Do you have 5v going to the board?

#67 1 year ago

did you check the voltage when you put the new one in? you always need to dial them in. should be 5.1-5.0v from the power supply then make sure the mpu is getting a solid 5v

#68 1 year ago

Going to see if these guys might be able to help. They helped me out a ton with mine

#70 1 year ago

you fixed another problem been there before lol. so i still think you need to check those diodes. either use a flash light while looking at them or pull one side from the board and then test. they can be tricky to see if they've blown

#73 1 year ago

To me, they look good. I hope these other guys can comment. I’m stuck

#75 1 year ago

Thanks for coming in Chris. Thing that I’m stumped on helping out with is he has 4 switches out 31,33,34,& 35. Had him do continuity from switch to diode board and it’s good. I’m not sure where to direct him to check next

#76 1 year ago

Also working with a swemmer cpu and a rotten dog driver board

#80 1 year ago

1. Broken daisy chain between switches. Buzz from switch solder tab to all others in the daisy chain.

Test the continuity between these switches with on the same colored wires. so from 33 to 35, then 35 to etc..

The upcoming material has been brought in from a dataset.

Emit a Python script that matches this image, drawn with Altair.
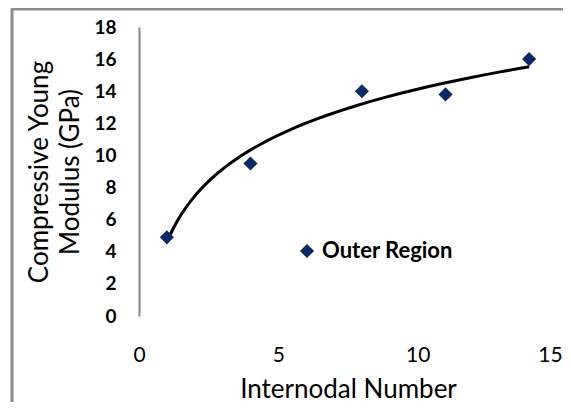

to test the diodes, put your meter on diode test. one way you will get open or the sound from meter. other way you will get the reading that is stated above.

you got this!!!

#81 1 year ago

Any update muggy?

#83 1 year ago

so you have the button on the left inside the coin door to get into test mode. you keep hitting it till you get to switch test. it will then run through all the switches that are registering closed.

#85 1 year ago

the daisy chain is the ground. each switch should have a separate color for power. (I think) you could test the switch continuity. have a probe on each end of the tab and then activate the switch to see if it has continuity.

#88 1 year ago

Thank you for the explanation Chris. My MC just started going crazy again this weekend. I have to do some digging on mine.

#90 1 year ago

how are you coming along on this muggy?

#92 1 year ago

Awesome!!! good job!!!! Now play the crap out of it!!!

yeah mine is good now. I had a broken trace, fixed but then went wonky again. I still may buy your old boards.

#94 1 year ago

awe dang. I knew I should have jumped on them. It's fixed and should be more stable now. Have fun with the tournament. Just remember, the multi ball can be stolen during multi player games. kinda makes it fun that way.